A set of linear maps \(\cal{R}\subset GL(V,K)\), V a finite vector space over a field K, is regular if to each \(x,y\in V^*\) there corresponds a unique element \(R\in\cal{R}\) such that R(x)=y. In this context, Schur’s lemma implies that \(\overline{\cal{R}}=\cal{R}\cup \{ 0\}\) is a field if (and only if) it consists of pairwise commuting elements. We consider when \(\cal{R}\) is locally commutative: at some μ ∈V*, AB(μ)=BA(μ) for all \(A,B \in \cal{R}\), and \(\cal{R}\) has been normalized to contain the identity. We show that such locally commutative \(\cal{R}\) are equivalent to commutative semifields, generalizing a result of Ganley, and hence characterizing commutative semifield spreads within the class of translation planes. This enables the determination of the orders |V| for which all locally commutative \(\cal{R}\) on V are (globally) commutative. Similarly, we determine a sharp upperbound for the maximum size of the Schur kernel associated with strictly locally commutative \(\cal{R}\).

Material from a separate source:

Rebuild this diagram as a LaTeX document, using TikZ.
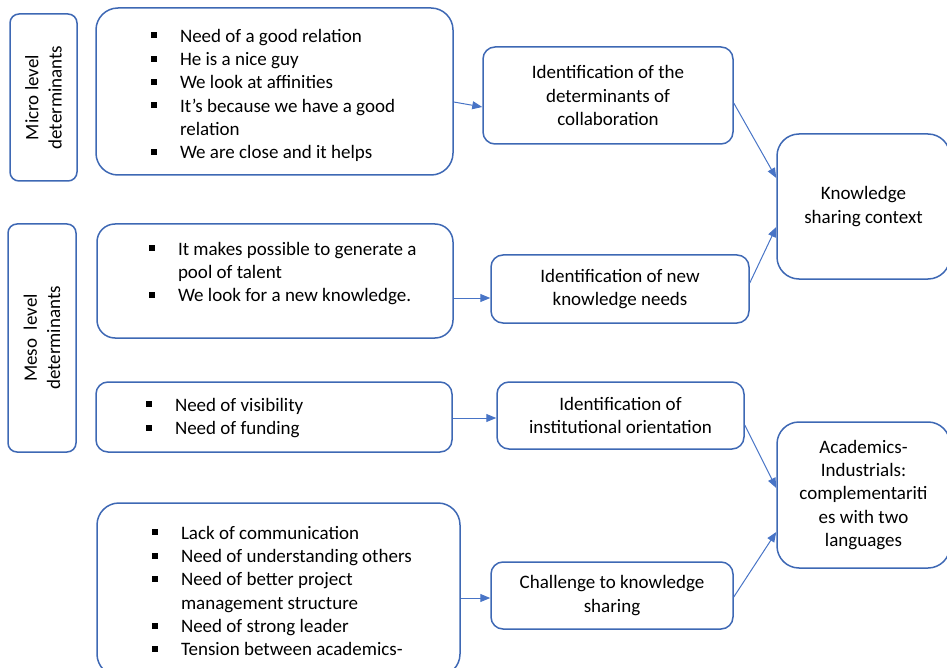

We apply our main result to demonstrate the existence of a partial spread of degree 5, with nominated shears axis, that cannot be extend to a commutative semifield spread. Finally, we note that although local commutativity for a regular linear set \(\cal{R}\) implies that the set of Lie products \([\cal{R},\cal{R}]\) consists entirely of singular maps, the converse is false.